At first glance, Mary Queen of Scots, Marie Antoinette and a coastal Maine village would seem to have little in common. But when a young couple ask Angie Curtis, who runs a needle-craft business, if an old piece of needlepoint they found in the woman’s house is valuable, a tangled history leads to a new crime. Murder.
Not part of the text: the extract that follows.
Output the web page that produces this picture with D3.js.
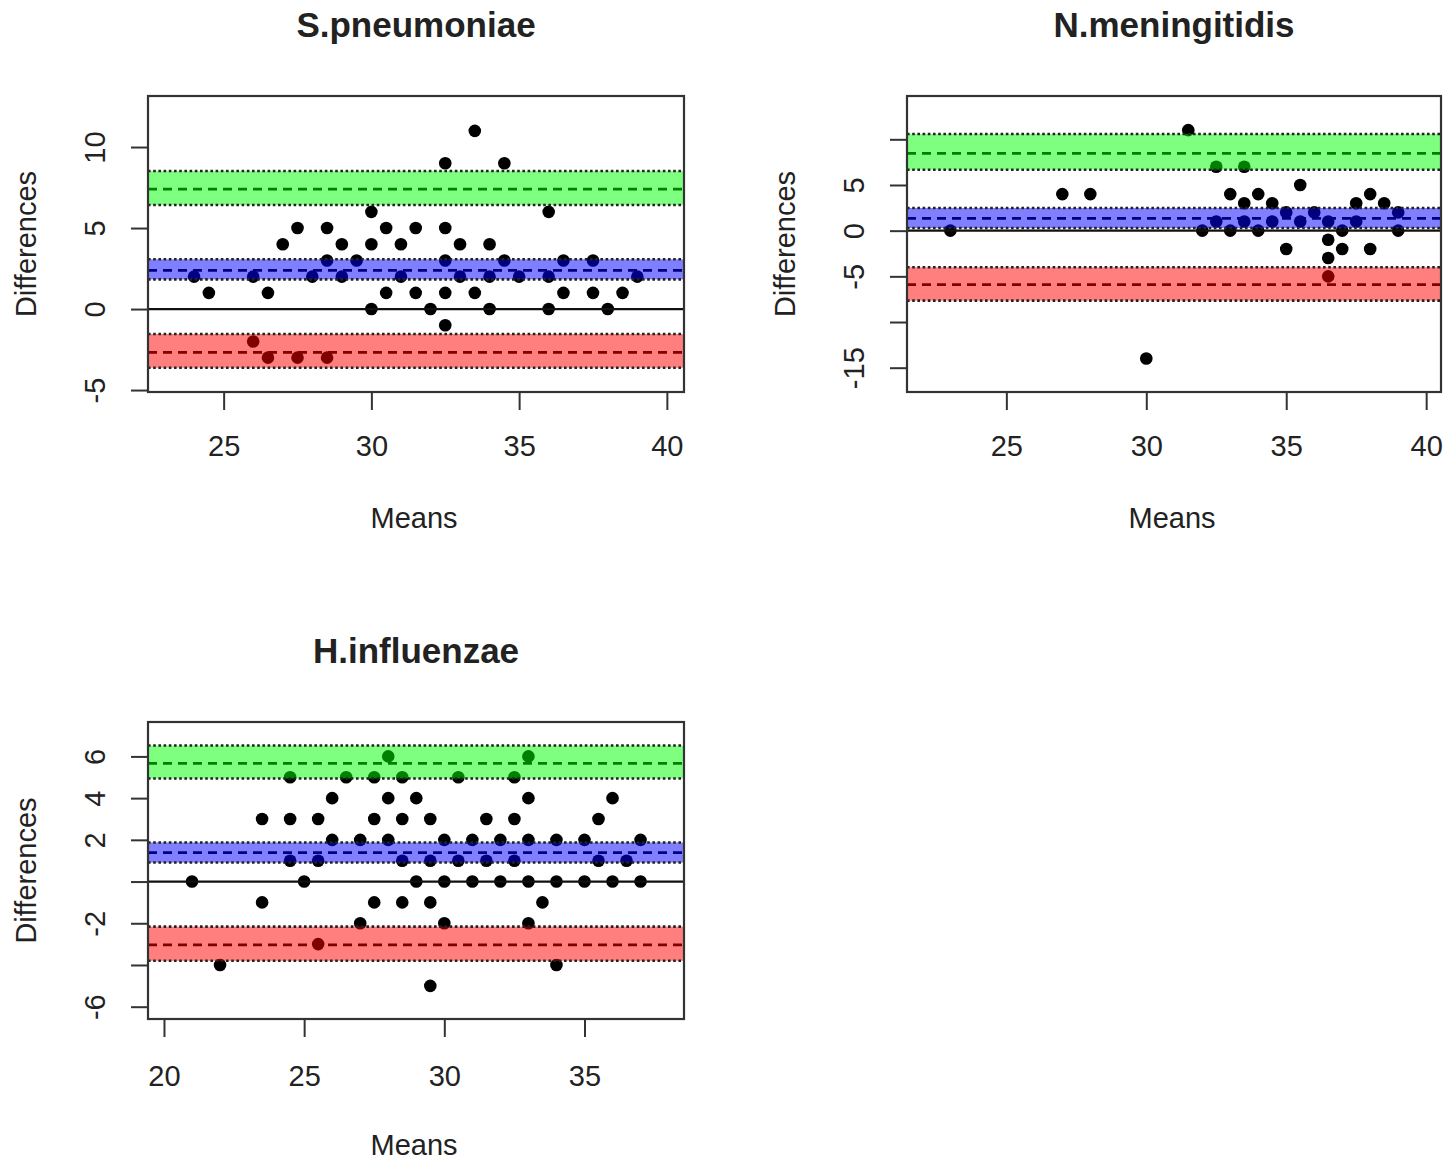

The piece is obviously very old. Local legends and local history hint that either Mary, Queen of Scots or Marie Antoinette could have stitched it, which would make it extremely valuable. Angie’s Gran, a needlework expert, is off on her honeymoon, so Angie consults Sarah, who owns an antiques shop. She also asks her lawyer to keep the piece in her safe. That turns out badly. The lawyer is murdered, and some jewelry and the needlepoint piece vanish. Was the killer after the jewelry or the needlepoint? If the jewelry, is the beautiful old piece now buried in a dumpster, or destroyed?

Feeling responsible, Angie takes on the tasks of digging out the history of the missing artifact, and finding it. As she previously worked for a private detective, she has some skills. She also has friends on the local and state police forces–who warn her to keep out of it. She can’t. It makes an interesting tale.

Lea Wait writes well about history and small-town Maine. I really enjoyed spending time in Haven Harbor. This is the third book in what I hope will be a long and successful series.

Extra nice touch: chapter headings taken from needlepoint pieces worked by children long ago. Fascinating.

Reviewed by Marilyn Nulman, December 2015.